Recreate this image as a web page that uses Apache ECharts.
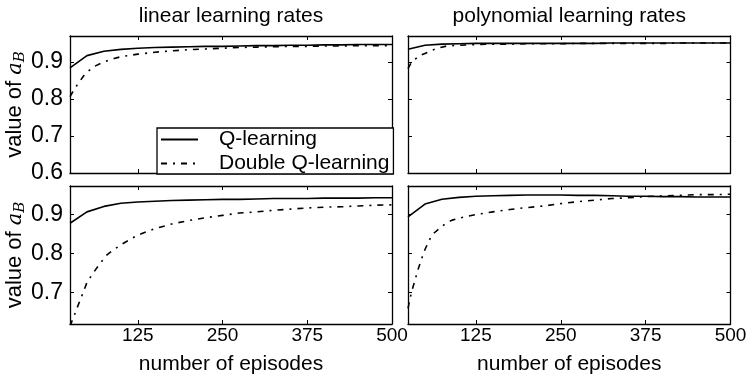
<!DOCTYPE html>
<html>
<head>
<meta charset="utf-8">
<script src="https://cdn.jsdelivr.net/npm/echarts@6/dist/echarts.min.js"></script>
<style>html,body{margin:0;padding:0;background:#fff}#c{width:750px;height:379px}</style>
</head>
<body>
<div id="c"></div>
<script>
// ---- data ----
const PANEL_TITLES = ['linear learning rates', 'polynomial learning rates'];
const SERIES_NAMES = ['Q-learning', 'Double Q-learning'];
const X_TICKS = [125, 250, 375, 500];
const Y_TICKS_TOP = [0.6, 0.7, 0.8, 0.9];
const Y_TICKS_BOTTOM = [0.7, 0.8, 0.9];
const X_LABEL = 'number of episodes';

const EPISODES_Q = [25, 50, 75, 100, 125, 150, 175, 200, 225, 250, 275, 300, 325, 350, 375, 400, 425, 450, 475, 500];
const EPISODES_DQ = [25, 30, 35, 40, 45, 50, 60, 70, 80, 90, 100, 125, 150, 175, 200, 225, 250, 275, 300, 325, 350, 375, 400, 425, 450, 475, 500];

const Q_LINEAR_TOP = [0.884, 0.917, 0.929, 0.934, 0.937, 0.939, 0.940, 0.941, 0.942, 0.942, 0.943, 0.944, 0.944, 0.945, 0.945, 0.946, 0.946, 0.947, 0.947, 0.947];
const Q_POLY_TOP = [0.934, 0.945, 0.948, 0.949, 0.950, 0.950, 0.950, 0.950, 0.950, 0.950, 0.950, 0.950, 0.951, 0.951, 0.951, 0.951, 0.951, 0.951, 0.951, 0.951];
const Q_LINEAR_BOTTOM = [0.877, 0.906, 0.920, 0.928, 0.931, 0.933, 0.935, 0.936, 0.937, 0.938, 0.938, 0.939, 0.940, 0.940, 0.940, 0.941, 0.941, 0.941, 0.942, 0.942];
const Q_POLY_BOTTOM = [0.893, 0.926, 0.938, 0.943, 0.946, 0.947, 0.948, 0.949, 0.949, 0.949, 0.948, 0.948, 0.947, 0.946, 0.946, 0.945, 0.945, 0.944, 0.944, 0.944];

const DQ_LINEAR_TOP = [0.806, 0.822, 0.836, 0.849, 0.862, 0.872, 0.887, 0.896, 0.903, 0.909, 0.914, 0.921, 0.926, 0.930, 0.933, 0.935, 0.937, 0.939, 0.940, 0.941, 0.942, 0.942, 0.943, 0.943, 0.944, 0.944, 0.944];
const DQ_POLY_TOP = [0.882, 0.899, 0.907, 0.913, 0.919, 0.923, 0.931, 0.938, 0.942, 0.944, 0.945, 0.947, 0.948, 0.948, 0.949, 0.949, 0.949, 0.950, 0.950, 0.950, 0.950, 0.950, 0.950, 0.951, 0.951, 0.951, 0.951];
const DQ_LINEAR_BOTTOM = [0.615, 0.636, 0.659, 0.681, 0.703, 0.726, 0.752, 0.776, 0.797, 0.810, 0.822, 0.847, 0.863, 0.875, 0.884, 0.891, 0.897, 0.903, 0.906, 0.910, 0.913, 0.916, 0.918, 0.919, 0.921, 0.923, 0.924];
const DQ_POLY_BOTTOM = [0.660, 0.700, 0.730, 0.760, 0.786, 0.810, 0.847, 0.862, 0.876, 0.885, 0.890, 0.899, 0.906, 0.912, 0.917, 0.921, 0.927, 0.932, 0.936, 0.940, 0.942, 0.945, 0.947, 0.948, 0.950, 0.950, 0.951];

// ---- layout / style ----
const FONT = 'Liberation Sans';
const X_MIN = 25, X_MAX = 500;
const Y_RANGE_TOP = [0.6, 0.97];
const Y_RANGE_BOTTOM = [0.62, 0.972];
const GRIDS = [
  {left: 70, top: 36, width: 322, height: 137},
  {left: 408, top: 36, width: 322.5, height: 137},
  {left: 70, top: 186, width: 322, height: 138},
  {left: 408, top: 186, width: 322.5, height: 138}
];
const PANELS = [
  {q: Q_LINEAR_TOP, dq: DQ_LINEAR_TOP, row: 0, col: 0},
  {q: Q_POLY_TOP, dq: DQ_POLY_TOP, row: 0, col: 1},
  {q: Q_LINEAR_BOTTOM, dq: DQ_LINEAR_BOTTOM, row: 1, col: 0},
  {q: Q_POLY_BOTTOM, dq: DQ_POLY_BOTTOM, row: 1, col: 1}
];

const AXLINE = {show: true, lineStyle: {color: '#000', width: 1.3}};
const tick = vals => ({show: true, inside: true, length: 4, customValues: vals, lineStyle: {color: '#000', width: 1}});
const DASH_DOT = [6, 6, 2, 6];

const xAxes = [], yAxes = [], series = [];
PANELS.forEach((p, i) => {
  const bottomRow = p.row === 1;
  const leftCol = p.col === 0;
  const yr = p.row === 0 ? Y_RANGE_TOP : Y_RANGE_BOTTOM;
  const yt = p.row === 0 ? Y_TICKS_TOP : Y_TICKS_BOTTOM;
  xAxes.push({
    type: 'value', gridIndex: i, position: 'bottom', min: X_MIN, max: X_MAX,
    axisLine: AXLINE, axisTick: tick(X_TICKS), splitLine: {show: false},
    axisLabel: {show: bottomRow, customValues: X_TICKS, color: '#000', fontFamily: FONT, fontSize: 19, margin: 2},
    name: bottomRow ? X_LABEL : '', nameLocation: 'middle', nameGap: 30,
    nameTextStyle: {color: '#000', fontFamily: FONT, fontSize: 21}
  });
  xAxes.push({
    type: 'value', gridIndex: i, position: 'top', min: X_MIN, max: X_MAX,
    axisLine: AXLINE, axisTick: tick(X_TICKS.slice(0, 3)), splitLine: {show: false},
    axisLabel: {show: false}
  });
  yAxes.push({
    type: 'value', gridIndex: i, position: 'left', min: yr[0], max: yr[1],
    axisLine: AXLINE, axisTick: tick(yt), splitLine: {show: false},
    axisLabel: {show: leftCol, customValues: yt, color: '#000', fontFamily: FONT, fontSize: 23, margin: 7,
      formatter: v => v.toFixed(1)},
    name: leftCol ? '{t|value of }{i|a}{s|B}' : '', nameLocation: 'middle', nameRotate: 90, nameGap: 38,
    nameTextStyle: {color: '#000', fontFamily: FONT, fontSize: 22,
      rich: {
        t: {fontFamily: FONT, fontSize: 22, color: '#000'},
        i: {fontFamily: 'DejaVu Serif', fontStyle: 'italic', fontSize: 21, color: '#000'},
        s: {fontFamily: 'DejaVu Serif', fontStyle: 'italic', fontSize: 15, color: '#000', verticalAlign: 'bottom', padding: [9, 0, 0, 0]}
      }}
  });
  yAxes.push({
    type: 'value', gridIndex: i, position: 'right', min: yr[0], max: yr[1],
    axisLine: AXLINE, axisTick: tick(yt.filter(v => v > yr[0])), splitLine: {show: false},
    axisLabel: {show: false}
  });
  series.push({
    name: SERIES_NAMES[0], type: 'line', xAxisIndex: 2 * i, yAxisIndex: 2 * i,
    data: EPISODES_Q.map((x, k) => [x, p.q[k]]), symbol: 'none', clip: true,
    lineStyle: {color: '#000', width: 1.6, type: 'solid'}, itemStyle: {color: '#000'}, z: 3
  });
  series.push({
    name: SERIES_NAMES[1], type: 'line', xAxisIndex: 2 * i, yAxisIndex: 2 * i,
    data: EPISODES_DQ.map((x, k) => [x, p.dq[k]]), symbol: 'none', clip: true,
    lineStyle: {color: '#000', width: 1.6, type: DASH_DOT}, itemStyle: {color: '#000'}, z: 2
  });
});

const chart = echarts.init(document.getElementById('c'), null, {renderer: 'canvas'});
chart.setOption({
  animation: false,
  backgroundColor: '#fff',
  grid: GRIDS,
  xAxis: xAxes,
  yAxis: yAxes,
  series: series,
  legend: {
    data: SERIES_NAMES, orient: 'vertical', left: 157, top: 128,
    itemWidth: 37, itemHeight: 14, itemGap: 3, padding: [1, 4, 0, 3],
    backgroundColor: '#fff', borderColor: '#000', borderWidth: 1.3, borderRadius: 0,
    itemStyle: {opacity: 0},
    textStyle: {color: '#000', fontFamily: FONT, fontSize: 21, padding: [0, 0, 0, 16]},
    selectedMode: false, z: 10
  },
  graphic: PANEL_TITLES.map((t, j) => ({
    type: 'text', x: GRIDS[j].left + GRIDS[j].width / 2, y: 16,
    style: {text: t, textAlign: 'center', textVerticalAlign: 'middle', font: '21px "' + FONT + '"', fill: '#000'}
  }))
});
</script>
</body>
</html>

__________________________________________________

* **Task prompt**: Write out the lines from the start of the material to the line with "0.945, 0.944, 0.944, 0.944];", inclusive and exactly. Skip the pictures.

* **Result of the task**:
Recreate this image as a web page that uses Apache ECharts.
<!DOCTYPE html>
<html>
<head>
<meta charset="utf-8">
<script src="https://cdn.jsdelivr.net/npm/echarts@6/dist/echarts.min.js"></script>
<style>html,body{margin:0;padding:0;background:#fff}#c{width:750px;height:379px}</style>
</head>
<body>
<div id="c"></div>
<script>
// ---- data ----
const PANEL_TITLES = ['linear learning rates', 'polynomial learning rates'];
const SERIES_NAMES = ['Q-learning', 'Double Q-learning'];
const X_TICKS = [125, 250, 375, 500];
const Y_TICKS_TOP = [0.6, 0.7, 0.8, 0.9];
const Y_TICKS_BOTTOM = [0.7, 0.8, 0.9];
const X_LABEL = 'number of episodes';

const EPISODES_Q = [25, 50, 75, 100, 125, 150, 175, 200, 225, 250, 275, 300, 325, 350, 375, 400, 425, 450, 475, 500];
const EPISODES_DQ = [25, 30, 35, 40, 45, 50, 60, 70, 80, 90, 100, 125, 150, 175, 200, 225, 250, 275, 300, 325, 350, 375, 400, 425, 450, 475, 500];

const Q_LINEAR_TOP = [0.884, 0.917, 0.929, 0.934, 0.937, 0.939, 0.940, 0.941, 0.942, 0.942, 0.943, 0.944, 0.944, 0.945, 0.945, 0.946, 0.946, 0.947, 0.947, 0.947];
const Q_POLY_TOP = [0.934, 0.945, 0.948, 0.949, 0.950, 0.950, 0.950, 0.950, 0.950, 0.950, 0.950, 0.950, 0.951, 0.951, 0.951, 0.951, 0.951, 0.951, 0.951, 0.951];
const Q_LINEAR_BOTTOM = [0.877, 0.906, 0.920, 0.928, 0.931, 0.933, 0.935, 0.936, 0.937, 0.938, 0.938, 0.939, 0.940, 0.940, 0.940, 0.941, 0.941, 0.941, 0.942, 0.942];
const Q_POLY_BOTTOM = [0.893, 0.926, 0.938, 0.943, 0.946, 0.947, 0.948, 0.949, 0.949, 0.949, 0.948, 0.948, 0.947, 0.946, 0.946, 0.945, 0.945, 0.944, 0.944, 0.944];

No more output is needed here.